Many people who have tasted Double Cream Gouda don't know what 'Double Cream' means. It is a measure of how much butterfat the cheese contains. 40% to 45% of the solid material in the average cheese is butterfat. If a cheese's butterfat content is between 60% and 74%, it is labeled 'Double Cream.' If its butterfat content is 75% or more, it is considered 'Triple Cream.'
Most cheeses are between 50% and 70% water. The rest consists of protein, fat and other dry solids.
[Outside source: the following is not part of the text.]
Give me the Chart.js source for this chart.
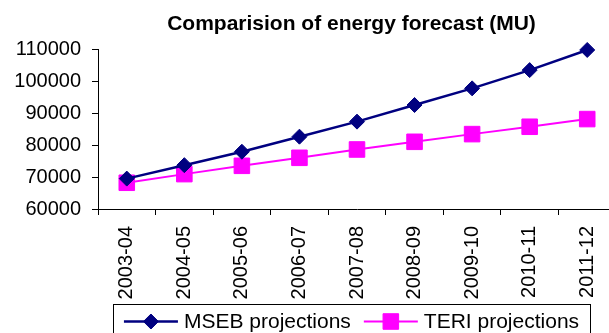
<!DOCTYPE html>
<html>
<head>
<meta charset="utf-8">
<script src="https://cdn.jsdelivr.net/npm/chart.js"></script>
<style>
  html, body { margin: 0; padding: 0; overflow: hidden; background: #fff; }
  #wrap { position: relative; width: 616px; height: 333px; }
</style>
</head>
<body>
<div id="wrap"><canvas id="c" width="616" height="333"></canvas></div>
<script>
const chartTitle = 'Comparision of energy forecast (MU)';
const categories = ['2003-04', '2004-05', '2005-06', '2006-07', '2007-08', '2008-09', '2009-10', '2010-11', '2011-12'];
const seriesNames = ['MSEB projections', 'TERI projections'];
const msebValues = [69500, 73700, 77900, 82600, 87300, 92500, 97700, 103400, 109700];
const teriValues = [68200, 70900, 73500, 76000, 78600, 81000, 83400, 85700, 88100];
const yTicks = [60000, 70000, 80000, 90000, 100000, 110000];

const FONT = 'Arial, "Liberation Sans", sans-serif';
const NAVY = '#000080';
const MAGENTA = '#FF00FF';

function drawMarker(ctx, style, x, y, r, color) {
  ctx.save();
  ctx.fillStyle = color;
  ctx.strokeStyle = color;
  ctx.lineWidth = 1;
  ctx.beginPath();
  if (style === 'rectRot') {
    ctx.moveTo(x - r, y); ctx.lineTo(x, y - r); ctx.lineTo(x + r, y); ctx.lineTo(x, y + r);
    ctx.closePath();
  } else {
    const s = Math.SQRT1_2 * r;
    ctx.rect(x - s, y - s, 2 * s, 2 * s);
  }
  ctx.fill();
  ctx.stroke();
  ctx.restore();
}

const decorPlugin = {
  id: 'decor',
  afterDraw(chart) {
    const ctx = chart.ctx;
    const cx = 351.5;
    ctx.save();
    ctx.fillStyle = '#000';
    ctx.font = 'bold 21px ' + FONT;
    ctx.textAlign = 'center';
    ctx.textBaseline = 'alphabetic';
    ctx.fillText(chartTitle, cx, 30);
    ctx.restore();

    ctx.save();
    ctx.fillStyle = '#fff';
    ctx.fillRect(113.5, 304.5, 477, 40);
    ctx.strokeStyle = '#000';
    ctx.lineWidth = 1;
    ctx.strokeRect(113.5, 304.5, 477, 40);
    ctx.font = '21px ' + FONT;
    const lineLen = 54, textGap = 6, itemGap = 13;
    const widths = seriesNames.map(n => ctx.measureText(n).width);
    const total = widths.reduce((a, w) => a + lineLen + textGap + w, 0) + itemGap * (seriesNames.length - 1);
    let x = cx - total / 2;
    const ly = 321.5;
    chart.data.datasets.forEach((ds, i) => {
      ctx.strokeStyle = ds.borderColor;
      ctx.lineWidth = ds.borderWidth;
      ctx.beginPath();
      ctx.moveTo(x, ly);
      ctx.lineTo(x + lineLen, ly);
      ctx.stroke();
      drawMarker(ctx, ds.pointStyle, x + lineLen / 2, ly, ds.pointRadius, ds.pointBackgroundColor);
      ctx.fillStyle = '#000';
      ctx.textAlign = 'left';
      ctx.textBaseline = 'alphabetic';
      ctx.fillText(ds.label, x + lineLen + textGap, 328);
      x += lineLen + textGap + widths[i] + itemGap;
    });
    ctx.restore();
  }
};

new Chart(document.getElementById('c'), {
  type: 'line',
  data: {
    labels: categories,
    datasets: [
      {
        label: seriesNames[0],
        data: msebValues,
        borderColor: NAVY,
        backgroundColor: NAVY,
        borderWidth: 2.5,
        pointStyle: 'rectRot',
        pointRadius: 7.5,
        pointBackgroundColor: NAVY,
        pointBorderColor: NAVY,
        pointBorderWidth: 1,
        tension: 0,
        fill: false,
        clip: false
      },
      {
        label: seriesNames[1],
        data: teriValues,
        borderColor: MAGENTA,
        backgroundColor: MAGENTA,
        borderWidth: 2,
        pointStyle: 'rect',
        pointRadius: 11,
        pointBackgroundColor: MAGENTA,
        pointBorderColor: MAGENTA,
        pointBorderWidth: 1,
        tension: 0,
        fill: false,
        clip: false
      }
    ]
  },
  options: {
    responsive: false,
    animation: false,
    layout: { autoPadding: false, padding: { top: 49, left: 0, right: 0, bottom: 0 } },
    plugins: {
      legend: { display: false },
      title: { display: false },
      tooltip: { enabled: false }
    },
    scales: {
      x: {
        type: 'category',
        offset: true,
        grid: { display: true, offset: true, drawOnChartArea: false, drawTicks: true, tickLength: 6, color: '#000' },
        border: { display: true, color: '#000', width: 1 },
        ticks: {
          color: '#000',
          font: { family: FONT, size: 20 },
          minRotation: 90,
          maxRotation: 90,
          padding: 11,
          autoSkip: false
        },
        afterFit(scale) {
          scale.height = 124;
          scale.paddingLeft = 0;
          scale.paddingRight = 0;
        }
      },
      y: {
        min: yTicks[0],
        max: yTicks[yTicks.length - 1],
        afterBuildTicks(scale) { scale.ticks = yTicks.map(v => ({ value: v })); },
        grid: { display: true, drawOnChartArea: false, drawTicks: true, tickLength: 6, color: '#000' },
        border: { display: true, color: '#000', width: 1 },
        ticks: {
          color: '#000',
          font: { family: FONT, size: 20 },
          padding: 11,
          callback: v => String(v)
        },
        afterFit(scale) {
          scale.width = 98;
          scale.paddingTop = 0;
          scale.paddingBottom = 0;
        }
      }
    }
  },
  plugins: [decorPlugin]
});
</script>
</body>
</html>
Because cheeses are constantly losing moisture to the surrounding air, designations such as 'Double Cream' or 'Triple Cream' are based only upon the percentage of dry matter in the cheese that is butterfat. (U.S. cheesemakers use the term 'IDM' (for "in dry matter") and the French use 'm.g.' (for "matière grasse") to indicate that their percentages do not take a cheese's water content into account.)
Note: If a cheese is labeled as 60% butterfat, that doesn't mean that 60% of all the material in the cheese is butterfat. Because this designation is based only upon the solid material in cheese and because cheese is at least half water, a cheese labeled "60% butterfat" will actually be about 30% butterfat.
Double Cream Gouda is a cow's milk cheese from Holland that is touted for its creamy, mellow flavor. I personally do not care for it. It's not too much of an overstatement to say that it tastes rather like spreadable cream and only a little bit like cheese. When advertisers describe Double Cream Gouda as "one of Holland's mellowest cheeses," what they are indicating is that it doesn't have much personality as a cheese. The butterfat in the cheese is the primary component of its flavor.
Although I cannot recommend Double Cream Gouda, I thought I would at least explain it since it is commonly served at parties.